The beautiful and tasty cinnamomum verum.
The beautiful and tasty cinnamomum verum. Contributed

Barking up the right tree

The end of the financial year is not a fun time for me, running a small business and trying to make sure that everything, including a full stock take, is completed on time.

So it's nice to have some exciting plants to bring some joy.

This week the most exciting plant to arrive in the nursery is the Sri Lankan cinnamon tree Cinnamomum verum. There are other species of cinnamon trees, also useful for culinary purposes, but the Sri Lankan form is considered to be superior.

I have to confess that I didn't know much about growing cinnamon before today but, thanks to YouTube and Wikipedia, I have learned enough to know that one of these is definitely going into my garden.

Cinnamon trees grow about 6m tall, depending on position and climate. They have brilliant red new growth, which turns a rich bright green as it matures. The leaves are about 8cm long, with prominent light veins and pointed tips.

It produces clusters of small, fragrant, star-shaped flowers in spring, which may develop into dark-purple seeded fruit.

This gorgeous small tree is worth growing for the beautiful foliage alone - the fact it is the source of one of my favourite spices makes it irresistible.

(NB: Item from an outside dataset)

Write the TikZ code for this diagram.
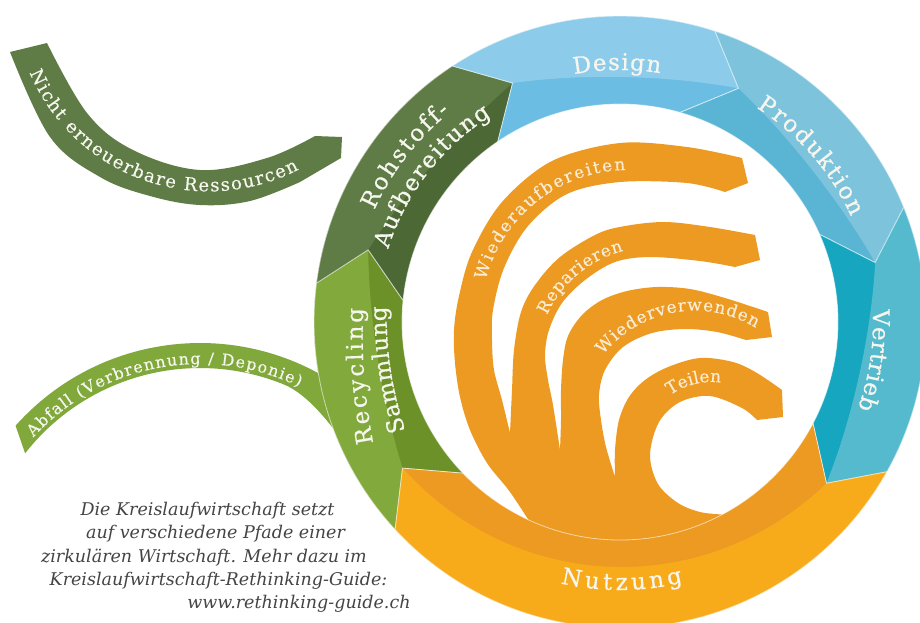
\documentclass[tikz,border=0pt]{standalone}
\usepackage{fontspec}
\setmainfont{DejaVu Serif}
\newfontface\labelface{DejaVu Serif}[FakeBold=0.6]
\newfontface\midface{DejaVu Serif}[FakeBold=0.35]
\usetikzlibrary{decorations.text}

% ring colours (outer light half / inner dark half)
\definecolor{desLight}{HTML}{8DCBEA}
\definecolor{desDark}{HTML}{6BBDE3}
\definecolor{proLight}{HTML}{7DC3DC}
\definecolor{proDark}{HTML}{5AB5D4}
\definecolor{verLight}{HTML}{55BACD}
\definecolor{verDark}{HTML}{17A6C0}
\definecolor{nutLight}{HTML}{F7AB1B}
\definecolor{nutDark}{HTML}{EC9A22}
\definecolor{recLight}{HTML}{82A93C}
\definecolor{recDark}{HTML}{6C9129}
\definecolor{rohLight}{HTML}{5F7C46}
\definecolor{rohDark}{HTML}{4C6935}
\definecolor{nichtGreen}{HTML}{5F7C46}
\definecolor{abfallGreen}{HTML}{80A83B}
\definecolor{spiralOrange}{HTML}{EC9A22}
\definecolor{ringText}{HTML}{F6F6EF}
\definecolor{spiralText}{HTML}{FAEBD2}
\definecolor{captionGray}{HTML}{444444}

\newcommand\ringfont{\labelface\fontsize{23}{26}\selectfont}
\newcommand\spiralfont{\midface\fontsize{17}{20}\selectfont}
\newcommand\bandfont{\midface\fontsize{18}{21}\selectfont}
\newcommand\wastefont{\midface\fontsize{16}{19}\selectfont}
\newcommand\capfont{\fontsize{17.5}{20}\selectfont\itshape}

\tikzset{
  declare function={
    dipu(\a,\s,\e)=((\a)-((\s)+(\e))/2)/(((\s)-(\e))/2);
    dip(\a,\s,\e)=245+17*dipu(\a,\s,\e)*dipu(\a,\s,\e);
  },
  segline/.style={draw=white, draw opacity=0.6, line width=0.8pt, line join=round},
  ringlabel/.style={decorate, decoration={text along path, text align={fit to path},
      text color=ringText, text={|\ringfont|#1}}},
  spirallabel/.style={decorate, decoration={text along path, text align={fit to path},
      text color=spiralText, text={|\spiralfont|#1}}},
  bandlabel/.style={decorate, decoration={text along path, text align={fit to path},
      text color=ringText, text={|\bandfont|#1}}},
  wastelabel/.style={decorate, decoration={text along path, text align={fit to path},
      text color=ringText, text={|\wastefont|#1}}},
  caption/.style={font=\capfont, text=captionGray, inner sep=0pt, anchor=base},
}

% one chevron segment of the ring:
% #1 #2 #3 start angles (outer, inner, notch), #4 #5 #6 end angles (outer, inner, tip),
% #7 inner colour, #8 outer colour
\newcommand\ringseg[8]{%
  \fill[#7] (#1:306) arc[start angle=#1, end angle=#4, radius=306]
     -- (#6:262) -- (#5:218) arc[start angle=#5, end angle=#2, radius=218]
     -- (#3:262) -- cycle;
  \fill[#8] (#1:306) arc[start angle=#1, end angle=#4, radius=306]
     -- (#6:262)
     -- plot[domain=#6:#3, samples=40] (\x:{dip(\x,#3,#6)})
     -- cycle;
  \path[segline] (#1:306) arc[start angle=#1, end angle=#4, radius=306]
     -- (#6:262) -- (#5:218) arc[start angle=#5, end angle=#2, radius=218]
     -- (#3:262) -- cycle;
}

\begin{document}
\begin{tikzpicture}[x=1pt,y=1pt]
\useasboundingbox (0,-622) rectangle (920,0);

% ---- band: non-renewable resources ----
\fill[nichtGreen]
  plot[smooth, tension=0.6] coordinates {(47,-43) (87,-113) (133,-150) (200,-170) (267,-158) (315,-136)}
  -- (342,-137) -- (341,-158)
  -- plot[smooth, tension=0.6] coordinates {(300,-182) (250,-201) (200,-205) (150,-196) (100,-177) (50,-137) (10,-52)}
  -- cycle;
\begin{scope}[shift={(209,3.6)}]
  \path[bandlabel={Nicht erneuerbare Ressourcen}]
    (-157:195) arc[start angle=-157, end angle=-62.5, radius=195];
\end{scope}

% ---- band: waste ----
\fill[abfallGreen] (15.6,-425.7) arc[start angle=138.3, end angle=55, radius=247]
  -- (365,-420) -- (360,-468)
  .. controls (340,-435) and (311,-395) .. (283.2,-384.2)
  arc[start angle=68, end angle=142, radius=222] -- cycle;
\begin{scope}[shift={(200,-590)}]
  \path[wastelabel={Abfall (Verbrennung / Deponie)}]
    (137.5:226) arc[start angle=137.5, end angle=64, radius=226];
\end{scope}

% ---- inner paths (spiral arcs merging into the use segment) ----
\fill[spiralOrange] (545.8,-550.3)
  -- plot[smooth, tension=0.55] coordinates {(533,-527) (510,-492) (487,-463) (470,-430) (460,-397) (455,-363) (454,-330) (459,-296) (472,-252) (502,-202) (552,-161) (620,-143) (687,-147) (742,-158)}
  -- (748,-183)
  -- plot[smooth, tension=0.55] coordinates {(725,-192) (687,-183) (620,-182) (567,-194) (528,-226) (504,-268) (493,-310) (492,-340) (494,-370) (502,-400) (510,-433)}
  -- plot[smooth, tension=0.55] coordinates {(510,-433) (512,-390) (514,-350) (521,-312) (535,-285) (560,-257) (597,-234) (625,-226) (665,-222) (710,-227) (755,-235)}
  -- (760,-260)
  -- plot[smooth, tension=0.55] coordinates {(735,-267) (700,-261) (650,-257) (615,-262) (585,-280) (562,-303) (549,-330) (545,-355) (548,-380) (553,-405) (560,-450)}
  -- plot[smooth, tension=0.55] coordinates {(560,-450) (561,-420) (561,-390) (563,-360) (568,-336) (582,-315) (602,-300) (627,-291) (657,-287) (690,-289) (725,-298) (768,-312)}
  -- (772,-337)
  -- plot[smooth, tension=0.55] coordinates {(746,-340) (717,-332) (685,-329) (652,-333) (623,-347) (605,-370) (599,-395) (601,-420) (606,-447) (615,-477)}
  -- plot[smooth, tension=0.55] coordinates {(615,-477) (615,-450) (619,-420) (629,-397) (645,-380) (668,-367) (700,-358) (733,-362) (757,-373) (782,-390)}
  -- (783,-417)
  -- plot[smooth, tension=0.55] coordinates {(757,-420) (742,-408) (710,-396) (680,-402) (659,-422) (650,-455) (658,-484) (678,-503) (700,-512) (722,-514.5)}
  -- (742,-551.6) -- (620,-572) -- cycle;

% ---- the ring ----
\begin{scope}[shift={(620,-322)}]
  \ringseg{222.7}{223.9}{213.9}{172.7}{174.3}{164.0}{recDark}{recLight}
  \ringseg{172.7}{174.3}{164.0}{123.2}{124.1}{114.2}{rohDark}{rohLight}
  \ringseg{123.2}{124.1}{114.2}{71.9}{74.0}{63.1}{desDark}{desLight}
  \ringseg{71.9}{74.0}{63.1}{22.0}{23.7}{13.1}{proDark}{proLight}
  \ringseg{22.0}{23.7}{13.1}{-29.3}{-27.7}{-38.0}{verDark}{verLight}
  \ringseg{-29.3}{-27.7}{-38.0}{-137.3}{-136.1}{-146.1}{nutDark}{nutLight}

  % ring labels
  \path[ringlabel={Design}] (100.5:252) arc[start angle=100.5, end angle=80.8, radius=252];
  \path[ringlabel={Produktion}] (57.5:254) arc[start angle=57.5, end angle=24.5, radius=254];
  \path[ringlabel={Vertrieb}] (2.8:253) arc[start angle=2.8, end angle=-20, radius=253];
  \path[ringlabel={Nutzung}] (-102.8:268) arc[start angle=-102.8, end angle=-76.4, radius=268];
  \path[ringlabel={Rohstoff-}] (155.5:270) arc[start angle=155.5, end angle=129, radius=270];
  \path[ringlabel={Aufbereitung}] (162.5:243) arc[start angle=162.5, end angle=122, radius=243];
\end{scope}
\path[ringlabel={Recycling}] (373.2,-443.1) to[bend left=6] (363.2,-308.2);
\path[ringlabel={Sammlung}] (405.2,-430.9) to[bend left=8] (386.3,-306.3);

% ---- labels on the inner paths ----
\begin{scope}[shift={(628,-317)}]
  \path[spirallabel={Wiederaufbereiten}] (165.5:147) arc[start angle=165.5, end angle=91, radius=147];
\end{scope}
\begin{scope}[shift={(652.5,-363.2)}]
  \path[spirallabel={Reparieren}] (155.5:116) arc[start angle=155.5, end angle=104.5, radius=116];
\end{scope}
\begin{scope}[shift={(694.7,-427.7)}]
  \path[spirallabel={Wiederverwenden}] (141.5:117) arc[start angle=141.5, end angle=58.5, radius=117];
\end{scope}
\begin{scope}[shift={(712,-455)}]
  \path[spirallabel={Teilen}] (125:73) arc[start angle=125, end angle=83, radius=73];
\end{scope}

% ---- caption ----
\node[caption] (cap1) at (207.5,-515) {Die Kreislaufwirtschaft setzt};
\node[caption] (cap2) at (215.5,-538) {auf verschiedene Pfade einer};
\node[caption] (cap3) at (204,-562) {zirkulären Wirtschaft. Mehr dazu im};
\node[caption] (cap4) at (218.5,-585) {Kreislaufwirtschaft-Rethinking-Guide:};
\node[caption] (cap5) at (299,-608) {www.rethinking-guide.ch};
\end{tikzpicture}
\end{document}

Cinnamon is easy to grow in full sun or semi-shade in a garden or a large pot. It enjoys a humid climate and needs decent drainage but is not fussy about most things. It is evergreen and can be pruned to maintain the desired shape and size.

If you don't intend to prune heavily to harvest the spice, it would make a lovely screening plant, with its dense foliage and brilliant new growth.

Ground cinnamon and cinnamon quills are made from the bark. Branches are removed and the outer grey bark is scraped away, revealing the softer, flavoursome inner bark. This is then stripped from the branch, to a depth of about 5mm, and dried. The bark curls as it dries, giving us the familiar quills.

Sometimes the entire tree is felled and allowed to coppice, producing many smaller branches from the ground, which can be harvested about two years later.

Judging from my research, it seems harvesting the bark might be trickier than it sounds. Lots of beginners report ending up with piles of bark chips instead of nice sheets for drying. It probably takes a bit of practice.

Using the leaves is much easier. They can be added fresh or dried to sweet or savoury dishes, in much the same way as you would use bay, lemon myrtle, kaffir lime or curry leaves.

You can also line baking tins with the leaves when cooking cakes to add a subtle cinnamon flavour, or steep them in boiling water to make a flavoursome tea.